I would say that he is only under obligation to live a Catholic life in relationship with Christ insofar as he can. That means he confesses whatever sins he can remember. Even for those of us who do NOT get stricken with such severe memory loss, if we do not remember some sin or other, then it is covered when we confess the sins we DO remember. That’s why, after a good confession, we are encouraged to say we are sorry “For these and any sins I cannot now remember.” God will not condemn a soul to hell for not confessing a sin that he couldn’t remember. And since a person can confess venial sins in confession if he wishes, I am sure that a person in those shoes could soon find something, however small, to bring to confession if only for the sake of being able to gain the assurance of knowing that ALL his unremembered sins would be forgiven in the sacrament as well.

Now, if someone from the man’s past informed him of the sins he had committed, and he had good reason to believe this person was telling the truth, it might not hurt if he would bring up those things in confession while informing the priest that he was confessing these things “just in case” he had never confessed them before. Perhaps this would be the confessional equivalent of a “conditional baptism.”

The important thing is that, with everything he DOES know, he live the fullest Christian life. If he is doing that, then God will not allow his soul to be lost for things that are completely beyond his control.

Blessings in Christ,


What a wonderful question. But it’s not just memory of
sin- its also contrition. He can’t have contrition for that
which he doesn’t know…

In real life, if he was concerned he could simply go
to Confession and explain to the priest.


He can repent and yes receive the Sacrament of Confession. By his confession of all mortal sins that he recalls or even if he cannot remember any -which is the case here - of any venial sins he is sorry for (like his anger that morning etc…we commit venial sins often)-being sorry for any mortal sins he has forgotten (that is being contrite -repentant -intending to confess all mortal sins) - he can receive absolution. That absolution indirectly absolves the other sins the are “not possible” for him to remember. Such impossibility prevents their integral confession and it excuses from such… But does not prevent his reception of the Sacrament. Now if he later remembers them – they find some drug to cure his memory etc - the then needs to confess them.

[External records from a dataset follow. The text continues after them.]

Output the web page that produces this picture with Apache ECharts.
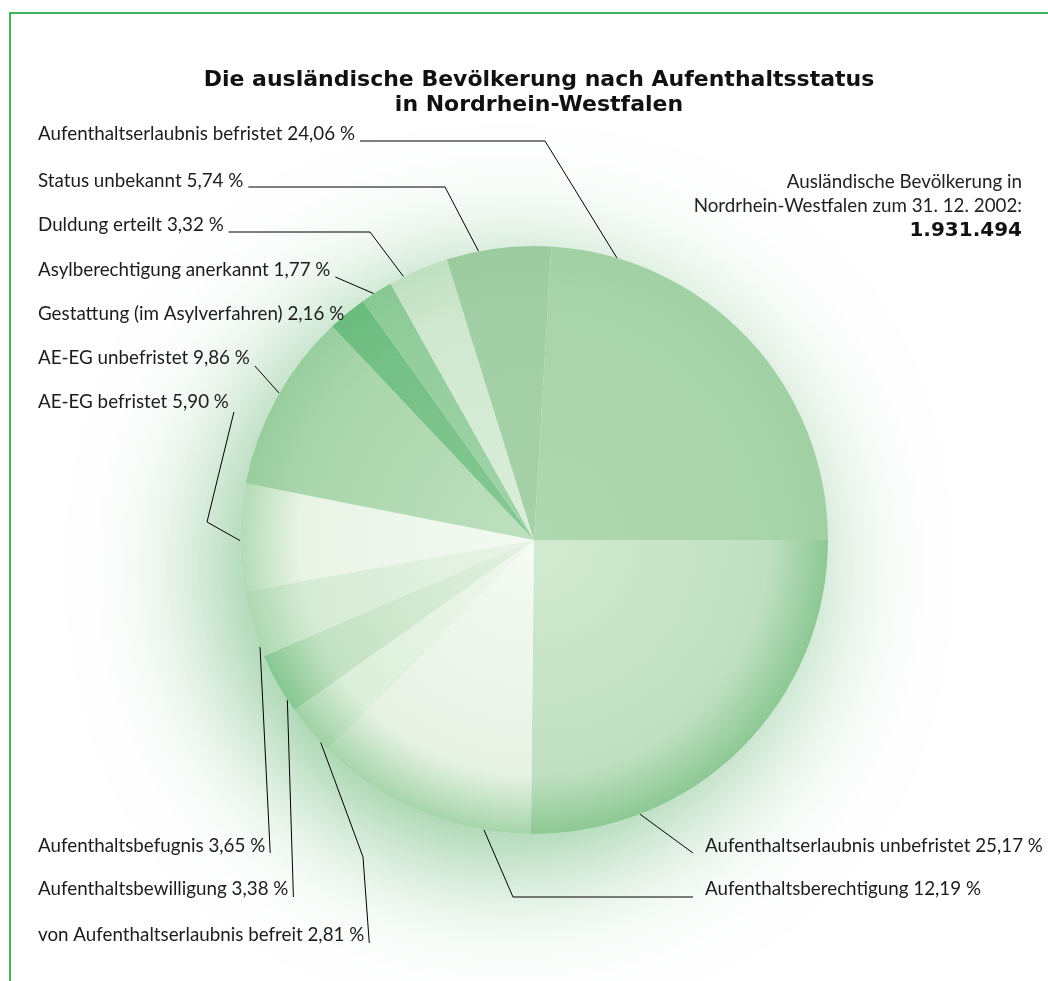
<!DOCTYPE html>
<html><head><meta charset="utf-8">
<script src="https://cdn.jsdelivr.net/npm/echarts@6/dist/echarts.min.js"></script>
<style>html,body{margin:0;padding:0;background:#fff}#c{width:1048px;height:981px}</style>
</head><body><div id="c"></div>
<script>
// ---- data ----
const categories = [
  'Aufenthaltserlaubnis unbefristet',
  'Aufenthaltsberechtigung',
  'von Aufenthaltserlaubnis befreit',
  'Aufenthaltsbewilligung',
  'Aufenthaltsbefugnis',
  'AE-EG befristet',
  'AE-EG unbefristet',
  'Gestattung (im Asylverfahren)',
  'Asylberechtigung anerkannt',
  'Duldung erteilt',
  'Status unbekannt',
  'Aufenthaltserlaubnis befristet'
];
const values = [25.17, 12.19, 2.81, 3.38, 3.65, 5.90, 9.86, 2.16, 1.77, 3.32, 5.74, 24.06];
const valueLabels = ['25,17 %','12,19 %','2,81 %','3,38 %','3,65 %','5,90 %','9,86 %','2,16 %','1,77 %','3,32 %','5,74 %','24,06 %'];
const titleLines = ['Die ausländische Bevölkerung nach Aufenthaltsstatus', 'in Nordrhein-Westfalen'];
const noteLines = ['Ausländische Bevölkerung in', 'Nordrhein-Westfalen zum 31. 12. 2002:'];
const noteTotal = '1.931.494';

// ---- styles / layout ----
const CX = 534, CY = 540, R = 294;
const sliceColors = [
  ['#d2ead1', '#c0e0c1', '#8dc894'],
  ['#f6fbf4', '#e6f2e4', '#a6d5aa'],
  ['#f0f8ee', '#dcefda', '#9fd1a4'],
  ['#e4f2e2', '#c3e2c3', '#86c791'],
  ['#eaf5e8', '#d6ebd5', '#acd8b0'],
  ['#f4faf2', '#e8f4e6', '#b4dbb6'],
  ['#bfe0bf', '#a9d6ab', '#98cd9e'],
  ['#86c894', '#74c086', '#6abb7e'],
  ['#a2d4a9', '#92cd9c', '#88c893'],
  ['#dbeeda', '#cfe7cf', '#c0e0c1'],
  ['#a6d1a8', '#a1cea4', '#9ccb9f'],
  ['#aed8b0', '#a8d4aa', '#a1d0a4']
];
// label placement: x,y = text anchor (left / middle); dy = leader line level; t = position inside slice for leader end
const labelPlace = [
  {x: 705, y: 846, side: 'R', dy: 7, t: 0.76, elbow: null},
  {x: 705, y: 889, side: 'R', dy: 8, t: 0.21, elbow: [513, 897]},
  {x: 38, y: 935, side: 'L', dy: 8, t: 0.2, elbow: [363, 857]},
  {x: 38, y: 889, side: 'L', dy: 8, t: 0.2, elbow: null},
  {x: 38, y: 846, side: 'L', dy: 7, t: 0.15, elbow: null},
  {x: 38, y: 402, side: 'L', dy: 10, t: 0.47, elbow: [207, 522]},
  {x: 38, y: 358, side: 'L', dy: 8, t: 0.53, elbow: null},
  {x: 38, y: 314, side: 'L', dy: 6, t: 0.4, elbow: null},
  {x: 38, y: 270, side: 'L', dy: 7, t: 0.4, elbow: null},
  {x: 38, y: 225, side: 'L', dy: 7, t: 0.24, elbow: [370, 232]},
  {x: 38, y: 181, side: 'L', dy: 6, t: 0.31, elbow: [445, 187]},
  {x: 38, y: 134, side: 'L', dy: 7, t: 0.15, elbow: [545, 141]}
];
const FONT = 'Lato';
const FS = 18.8;
const TFONT = '"DejaVu Sans"';

const total = values.reduce((a, b) => a + b, 0);
const cumBefore = values.map((v, i) => values.slice(0, i).reduce((a, b) => a + b, 0));

function edgePoint(i) {
  const frac = (cumBefore[i] + labelPlace[i].t * values[i]) / total;
  const a = frac * 2 * Math.PI; // clockwise from 3 o'clock
  return [CX + R * Math.cos(a), CY + R * Math.sin(a)];
}

const pieData = categories.map((c, i) => ({
  name: c,
  value: values[i],
  itemStyle: {
    color: {
      type: 'radial', x: CX, y: CY, r: R, global: true,
      colorStops: [
        {offset: 0, color: sliceColors[i][0]},
        {offset: 0.8, color: sliceColors[i][1]},
        {offset: 1, color: sliceColors[i][2]}
      ]
    }
  },
  label: {formatter: c + ' ' + valueLabels[i]}
}));

const chart = echarts.init(document.getElementById('c'), null, {renderer: 'canvas'});
chart.setOption({
  animation: false,
  backgroundColor: '#ffffff',
  title: [
    {text: titleLines.join('\n'), left: 534, top: 63, textAlign: 'center',
     textStyle: {fontFamily: TFONT, fontWeight: 'bold', fontSize: 22, lineHeight: 25, color: '#111'}}
  ],
  graphic: [
    {type: 'polyline', silent: true, shape: {points: [[10, 981], [10, 13], [1048, 13]]},
     style: {stroke: '#3fb45c', lineWidth: 2, fill: null}},
    {type: 'text', silent: true, x: 1022, y: 182,
     style: {text: noteLines[0], align: 'right', verticalAlign: 'middle', font: FS + 'px ' + FONT, fill: '#222'}},
    {type: 'text', silent: true, x: 1022, y: 206,
     style: {text: noteLines[1], align: 'right', verticalAlign: 'middle', font: FS + 'px ' + FONT, fill: '#222'}},
    {type: 'text', silent: true, x: 1022, y: 231,
     style: {text: noteTotal, align: 'right', verticalAlign: 'middle', font: 'bold 20px ' + TFONT, fill: '#111'}}
  ],
  series: [
    {
      type: 'pie', silent: true, z: 1,
      center: [CX, CY], radius: R,
      label: {show: false}, labelLine: {show: false},
      itemStyle: {color: '#e9f5e8', shadowBlur: 130, shadowColor: 'rgba(90,175,105,0.7)', shadowOffsetX: -24, shadowOffsetY: 28},
      data: [{value: 1, name: ''}]
    },
    {
      type: 'pie', z: 2,
      center: [CX, CY], radius: R,
      startAngle: 0, clockwise: true,
      avoidLabelOverlap: false,
      data: pieData,
      label: {show: true, position: 'outside', fontFamily: FONT, fontSize: FS, color: '#1c1c1c'},
      labelLine: {show: true, smooth: false, lineStyle: {color: '#000', width: 1}},
      labelLayout: function (p) {
        const i = p.dataIndex;
        const L = labelPlace[i];
        const w = p.labelRect.width;
        const e = edgePoint(i);
        let end;
        if (L.side === 'L') end = [L.x + w + 5, L.y + L.dy];
        else end = [L.x - 12, L.y + L.dy];
        const mid = L.elbow ? L.elbow : end;
        return {x: L.x, y: L.y, align: 'left', verticalAlign: 'middle', labelLinePoints: [e, mid, end]};
      }
    }
  ]
});
</script>
</body></html>
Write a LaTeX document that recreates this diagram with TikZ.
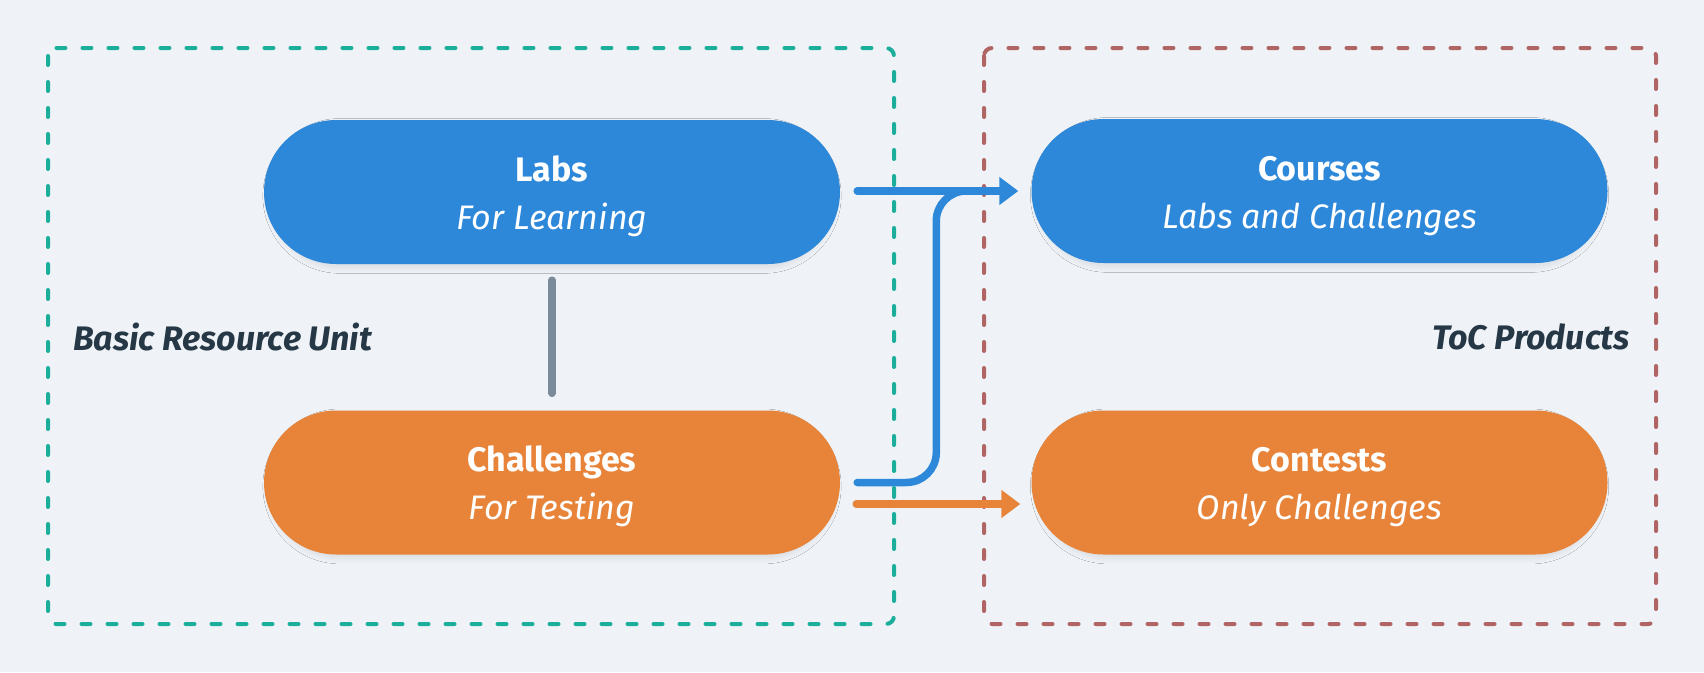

Bottom line such is provided for in the Sacramental theology and practice of the Church.


Well, we don’t have to confess anything we honestly can’t remember. Since we can’t. So this is an easy one- even if he committed mortal sins in the past, he’s not going to go to hell if he’s now following God.


Yes, he is still accountable for his sins.
For this reason, we are taught to say at the end of Confession
“for these sins and for those which I cannot remember/recall, I am truly sorry …”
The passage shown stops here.